Grazie ai finanziamenti straordinari ed alle ristrutturazioni organizzative e finanziarie, previste dalla Legge Bray, numerosi teatri che sembravano disarcionati si stanno rimettendo in sella. Il caso più clamoroso è quello del Teatro dell’Opera di Roma alla cui svolta la Rivista Musica dedica diverse pagine e di cui si è interessata anche la stampa estera. Un miliardario malese di etnia cinese ha donato un milione di euro al  Teatro dell’Opera  come segno tangibile della propria partecipazione al riassetto. Per la settimana entrante, il Teatro Massimo di Palermo ha annunciato la presentazione alla stampa delle specifiche del proprio risanamento in corso.
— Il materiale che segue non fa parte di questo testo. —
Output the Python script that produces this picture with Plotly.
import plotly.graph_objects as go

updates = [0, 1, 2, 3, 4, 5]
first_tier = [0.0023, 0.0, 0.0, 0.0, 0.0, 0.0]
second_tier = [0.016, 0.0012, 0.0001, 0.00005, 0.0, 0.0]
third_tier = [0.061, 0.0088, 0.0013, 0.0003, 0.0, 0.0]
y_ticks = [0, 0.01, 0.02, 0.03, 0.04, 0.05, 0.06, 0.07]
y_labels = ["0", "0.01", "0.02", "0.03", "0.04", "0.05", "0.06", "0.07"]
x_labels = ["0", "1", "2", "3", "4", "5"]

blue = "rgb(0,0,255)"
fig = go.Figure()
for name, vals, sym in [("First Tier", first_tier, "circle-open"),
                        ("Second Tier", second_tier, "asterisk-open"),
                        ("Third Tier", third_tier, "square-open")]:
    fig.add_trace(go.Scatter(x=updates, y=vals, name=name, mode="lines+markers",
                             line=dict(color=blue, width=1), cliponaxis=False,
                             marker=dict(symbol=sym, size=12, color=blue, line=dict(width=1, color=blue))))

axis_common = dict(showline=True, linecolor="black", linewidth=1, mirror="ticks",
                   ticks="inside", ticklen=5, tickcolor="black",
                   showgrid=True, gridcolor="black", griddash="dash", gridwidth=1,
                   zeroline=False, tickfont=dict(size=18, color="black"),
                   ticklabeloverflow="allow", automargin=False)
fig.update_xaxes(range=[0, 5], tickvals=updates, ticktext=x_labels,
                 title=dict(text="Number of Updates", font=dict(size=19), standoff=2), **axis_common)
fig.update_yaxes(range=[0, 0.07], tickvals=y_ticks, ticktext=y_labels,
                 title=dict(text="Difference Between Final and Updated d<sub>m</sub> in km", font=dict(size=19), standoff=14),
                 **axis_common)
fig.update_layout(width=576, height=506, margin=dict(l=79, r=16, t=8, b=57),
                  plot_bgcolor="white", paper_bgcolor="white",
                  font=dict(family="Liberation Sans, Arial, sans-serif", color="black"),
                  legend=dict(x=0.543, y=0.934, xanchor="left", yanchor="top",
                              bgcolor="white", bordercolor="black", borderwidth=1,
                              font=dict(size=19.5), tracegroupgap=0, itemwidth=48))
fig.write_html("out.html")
L’attenzione ai ‘grandi teatri’ in risanamento non deve , però, distrarci da esaminare i ‘piccoli’ teatri che funzionano bene grazie ad un oculata strategia manageriale. Uno di questi è il Teatro Pergolesi di Jesi (che ha ricevuto il ‘Premio Abbiati’) per avere presentato, in occasione dei trecento anni dalla nascita del compositore jesino, l’opera omnia del musicista (con la collaborazione dello stesso Claudio Abbado) ; i lavori sono stati registrati dalla Unitel e si vedono , oltre che su DvD, sulle maggiori televisioni di tutto il mondo. Da nove anni chiude i bilanci con un leggero attivo per ciascun esercizio.
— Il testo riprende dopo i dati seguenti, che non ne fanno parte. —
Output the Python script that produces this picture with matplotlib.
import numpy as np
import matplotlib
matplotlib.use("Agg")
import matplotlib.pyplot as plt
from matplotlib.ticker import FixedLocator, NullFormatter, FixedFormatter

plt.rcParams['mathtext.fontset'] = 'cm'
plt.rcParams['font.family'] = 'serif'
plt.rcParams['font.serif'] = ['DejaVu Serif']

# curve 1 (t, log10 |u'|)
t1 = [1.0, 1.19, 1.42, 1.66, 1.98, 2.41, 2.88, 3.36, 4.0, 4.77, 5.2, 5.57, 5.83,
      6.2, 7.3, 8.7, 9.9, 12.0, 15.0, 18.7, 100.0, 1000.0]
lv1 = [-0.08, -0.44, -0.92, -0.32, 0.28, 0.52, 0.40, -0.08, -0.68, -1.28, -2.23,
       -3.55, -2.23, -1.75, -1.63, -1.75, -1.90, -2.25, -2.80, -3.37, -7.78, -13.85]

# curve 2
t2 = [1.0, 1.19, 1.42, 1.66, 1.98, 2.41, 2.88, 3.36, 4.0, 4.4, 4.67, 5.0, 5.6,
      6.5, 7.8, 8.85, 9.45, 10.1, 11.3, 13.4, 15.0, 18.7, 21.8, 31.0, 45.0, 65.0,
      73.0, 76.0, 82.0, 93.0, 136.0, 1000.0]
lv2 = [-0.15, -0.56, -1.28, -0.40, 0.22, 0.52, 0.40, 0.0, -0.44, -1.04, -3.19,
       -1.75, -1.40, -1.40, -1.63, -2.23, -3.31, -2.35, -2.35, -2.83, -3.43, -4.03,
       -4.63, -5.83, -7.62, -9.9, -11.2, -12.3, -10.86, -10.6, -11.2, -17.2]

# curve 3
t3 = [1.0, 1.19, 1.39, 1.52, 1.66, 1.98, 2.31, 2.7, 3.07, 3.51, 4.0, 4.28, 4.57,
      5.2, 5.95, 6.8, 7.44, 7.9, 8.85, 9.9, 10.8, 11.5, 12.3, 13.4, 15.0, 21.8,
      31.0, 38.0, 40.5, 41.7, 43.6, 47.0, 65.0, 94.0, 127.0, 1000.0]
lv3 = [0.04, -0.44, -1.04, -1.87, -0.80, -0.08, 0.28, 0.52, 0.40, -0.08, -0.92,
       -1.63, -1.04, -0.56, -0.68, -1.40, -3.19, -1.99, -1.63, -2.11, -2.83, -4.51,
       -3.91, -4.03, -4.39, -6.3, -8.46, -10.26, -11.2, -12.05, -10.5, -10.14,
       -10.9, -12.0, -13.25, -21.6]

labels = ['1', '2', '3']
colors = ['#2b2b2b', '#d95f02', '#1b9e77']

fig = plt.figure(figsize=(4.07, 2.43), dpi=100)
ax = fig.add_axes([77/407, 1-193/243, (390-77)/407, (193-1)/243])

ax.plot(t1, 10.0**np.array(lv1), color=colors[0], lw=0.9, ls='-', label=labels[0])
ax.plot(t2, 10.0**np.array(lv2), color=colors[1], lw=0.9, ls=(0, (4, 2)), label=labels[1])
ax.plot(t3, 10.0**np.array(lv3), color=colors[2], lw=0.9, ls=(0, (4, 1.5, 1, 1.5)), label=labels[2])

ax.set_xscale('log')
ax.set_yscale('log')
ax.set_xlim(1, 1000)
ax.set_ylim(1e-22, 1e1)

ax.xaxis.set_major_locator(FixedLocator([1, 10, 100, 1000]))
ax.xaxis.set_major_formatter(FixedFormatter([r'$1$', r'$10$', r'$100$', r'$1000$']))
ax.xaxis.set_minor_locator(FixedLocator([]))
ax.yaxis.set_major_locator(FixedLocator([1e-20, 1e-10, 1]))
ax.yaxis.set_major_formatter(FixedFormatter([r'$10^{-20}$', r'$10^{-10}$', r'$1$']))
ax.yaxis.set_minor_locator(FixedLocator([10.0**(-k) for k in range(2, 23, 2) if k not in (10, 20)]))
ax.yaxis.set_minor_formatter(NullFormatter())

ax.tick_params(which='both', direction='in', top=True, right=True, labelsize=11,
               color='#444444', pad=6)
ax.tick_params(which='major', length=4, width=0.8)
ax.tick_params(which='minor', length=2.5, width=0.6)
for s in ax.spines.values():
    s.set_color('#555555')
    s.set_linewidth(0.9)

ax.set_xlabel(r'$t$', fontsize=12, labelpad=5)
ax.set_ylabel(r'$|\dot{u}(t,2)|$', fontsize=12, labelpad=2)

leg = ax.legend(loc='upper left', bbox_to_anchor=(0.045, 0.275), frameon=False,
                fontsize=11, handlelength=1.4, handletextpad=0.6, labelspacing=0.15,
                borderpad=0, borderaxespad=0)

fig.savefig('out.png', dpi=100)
Il fulcro della strategia è la coproduzioni con teatri italiani e stranieri. Ad esempio la prossima stagione lirica comprende sette titoli (due al Teatro delle Muse di Ancona – ad appena trentotto chilometri collegati con navette) tutti in coproduzione. La più importante è il Don Pasquale di Donizetti (con scene costruiti nei laboratori del Teatro Pergolesi) e co-prodotto con i quattro teatri del circuito lombardo (Bergamo, Como, Cremona, Pavia) e ben sei teatri francesi (Clermont-Auvergne, Saint-Etienne,Limoges, Avignon, Massy, Reins, Rouen, Vichy). Inoltre, Nabucco di Verdi è una joint venture con Tenerife, Modena e Reggio Emilia, Le nozze di Figaro di Mozart con la ‘Bottega Maag’ di Pesaro e La vedova allegra di Léhar uno sforzo comune con Salerno. Un modo intelligente per avare buona qualità a costi contenuti per ciascun teatro.
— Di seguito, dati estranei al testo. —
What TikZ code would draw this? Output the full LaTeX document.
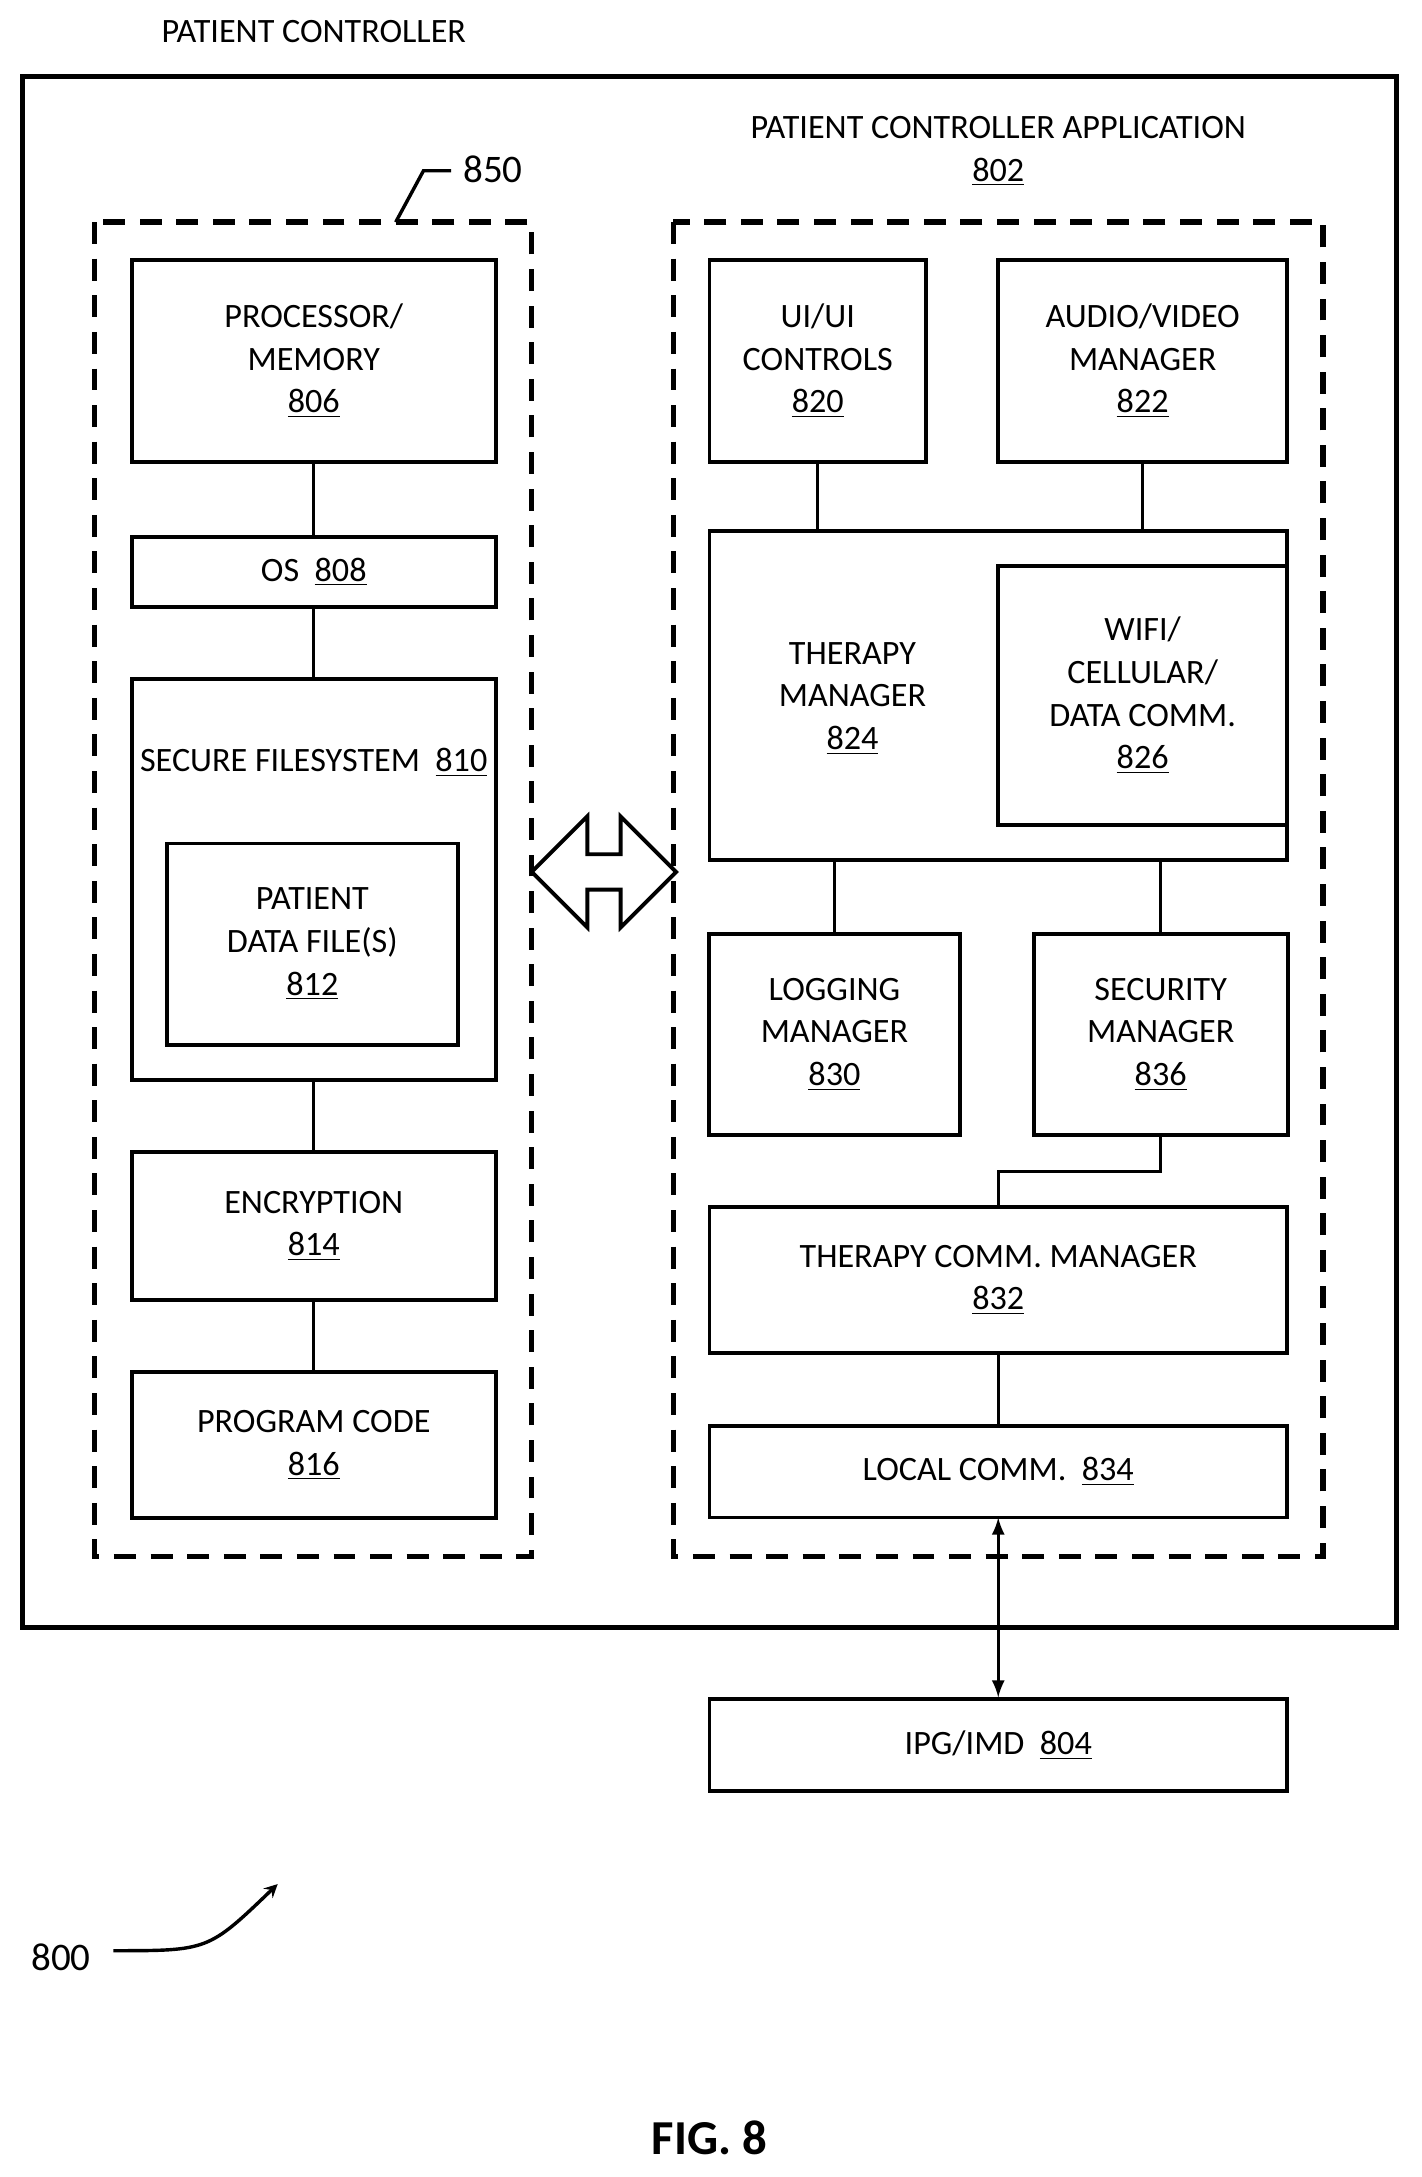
\documentclass[tikz,border=0pt]{standalone}
\usepackage{fontspec}
\setmainfont{Carlito}
\usetikzlibrary{positioning,shapes.arrows,calc}
\tikzset{
  blk/.style={draw,line width=1.6pt,align=center},
  dsh/.style={draw,line width=2.2pt,dash pattern=on 9pt off 6pt},
  wire/.style={line width=1.4pt}
}
\newcommand{\un}[1]{\underline{#1}}
\begin{document}
\begin{tikzpicture}[x=0.02cm,y=-0.02cm,font=\fontsize{14}{17.5}\selectfont]
\useasboundingbox (0,0) rectangle (1024,1568);
\node at (226,23) (title) {PATIENT CONTROLLER};
\draw[line width=2pt] (16,55) rectangle (1006,1172);
% left group
\draw[dsh] (68,160) rectangle (383,1121);
\node at (355,122) (n850) {\fontsize{16}{18}\selectfont 850};
\draw[wire] (285,160) -- (305,123) -- (325,123);
\node[blk,minimum width=262*0.02cm,minimum height=145*0.02cm] at (226,260) (pm) {PROCESSOR/\\MEMORY\\\un{806}};
\node[blk,minimum width=262*0.02cm,minimum height=51*0.02cm] at (226,412) (os) {OS~~\un{808}};
\draw[line width=1.6pt] (95,489) rectangle (357,778);
\node at (226,549) (sfs) {SECURE FILE\\SYSTEM~~\un{810}};
\node[align=center] at (226,549) {};
\node[blk,minimum width=210*0.02cm,minimum height=145*0.02cm] at (225,680) (pdf) {PATIENT\\DATA FILE(S)\\\un{812}};
\coordinate (sfstop) at (226,489);
\coordinate (sfsbot) at (226,778);
\node[blk,minimum width=262*0.02cm,minimum height=106*0.02cm] at (226,883) (enc) {ENCRYPTION\\\un{814}};
\node[blk,minimum width=262*0.02cm,minimum height=105*0.02cm] at (226,1041) (code) {PROGRAM CODE\\\un{816}};
\draw[wire] (pm) -- (os);
\draw[wire] (os) -- (sfstop);
\draw[wire] (sfsbot) -- (enc);
\draw[wire] (enc) -- (code);
% right group
\draw[dsh] (485,160) rectangle (953,1121);
\node[align=center] at (719,109) (app) {PATIENT CONTROLLER APPLICATION\\\un{802}};
\node[blk,minimum width=156*0.02cm,minimum height=145*0.02cm] at (589,260) (ui) {UI/UI\\CONTROLS\\\un{820}};
\node[blk,minimum width=208*0.02cm,minimum height=145*0.02cm] at (823,260) (av) {AUDIO/VIDEO\\MANAGER\\\un{822}};
\node[blk,minimum width=416*0.02cm,minimum height=237*0.02cm] at (719,501) (tm) {};
\node[align=center] at (614,503) (tmtxt) {THERAPY\\MANAGER\\\un{824}};
\node[blk,minimum width=208*0.02cm,minimum height=187*0.02cm] at (823,501) (wifi) {WIFI/\\CELLULAR/\\DATA COMM.\\\un{826}};
\node[blk,minimum width=181*0.02cm,minimum height=145*0.02cm] at (601,745) (log) {LOGGING\\MANAGER\\\un{830}};
\node[blk,minimum width=183*0.02cm,minimum height=145*0.02cm] at (836,745) (sec) {SECURITY\\MANAGER\\\un{836}};
\node[blk,minimum width=416*0.02cm,minimum height=105*0.02cm] at (719,922) (tcm) {THERAPY COMM. MANAGER\\\un{832}};
\node[blk,minimum width=416*0.02cm,minimum height=66*0.02cm] at (719,1060) (lc) {LOCAL COMM.~~\un{834}};
\node[blk,minimum width=416*0.02cm,minimum height=66*0.02cm] at (719,1257) (ipg) {IPG/IMD~~\un{804}};
\draw[wire] (ui) -- (ui |- tm.north);
\draw[wire] (av) -- (av |- tm.north);
\draw[wire] (log) -- (log |- tm.south);
\draw[wire] (sec) -- (sec |- tm.south);
\draw[wire] (sec.south) -- ++(0,25) -| (tcm.north);
\draw[wire] (tcm) -- (lc);
\draw[wire,<->,>=latex] (719,1093) -- (ipg.north);
% between groups
\node[draw,line width=1.6pt,double arrow,double arrow head extend=6pt,minimum height=104*0.02cm,minimum width=80*0.02cm,inner sep=2pt] at (435,628) (link) {};
% figure label
\node at (44,1410) (n800) {\fontsize{16}{18}\selectfont 800};
\draw[wire,->,>=stealth] (n800.east) ++(10,-5) .. controls (150,1405) .. (200,1357);
\node[font=\bfseries\fontsize{20}{24}\selectfont] at (511,1540) (fig) {FIG. 8};
\end{tikzpicture}
\end{document}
La Fondazione Pergolesi Spontini di Jesin riversa nella sola provincia di Ancona circa il quadruplo di ogni euro di finanziamento pubblico ricevuto; solo nel 2012, a fronte di finanziamenti pubblici pari a circa 2,1 milioni di euro, si stima che il complesso delle attività dell’azienda culturale di produzione e servizi per il territorio ha generato un impatto di 3,65 volte superiore al valore iniziale, per un impatto economico generato totale di € 7.702.290. Un risultato che colloca la Fondazione tra gli esempi più virtuosi in termini di rapporto tra finanziamenti pubblici e reddito autogenerato.

E’ quanto emerge dal Rapporto di ricerca “Analisi dell’impatto economico e occupazionale delle attività della Fondazione Pergolesi Spontini,  2013” curato dal prof. Guido Guerzoni, docente di economia e management dei beni culturali presso l’Università “L. Bocconi” di Milano. I dati raccolti (relativi alle attività nell’anno 2012) sono stati analizzati e rielaborati attraverso un software appositamente implementato adattando al caso specifico della Fondazione il modello americano definito Money Generation Money.

La valutazione degli impatti e del ruolo economico, occupazionale e sociale è al centro inoltre del Bilancio Sociale una preziosa banca dati che nella sua ottava edizione conferma lo stile gestionale dell’ente culturale, caratterizzato da un assetto organizzativo aziendale, sostenibilità economica, concreta attenzione ai bisogni del territorio, internazionalizzazione. 

Il Bilancio Sociale fotografa 12 mesi di attività teatrale ed organizzativa ininterrotta, sia nel territorio di riferimento che in ambito internazionale, ed un risultato economico per l’ottavo anno consecutivo in pareggio nonostante la netta contrazione delle risorse pubbliche e private a disposizione.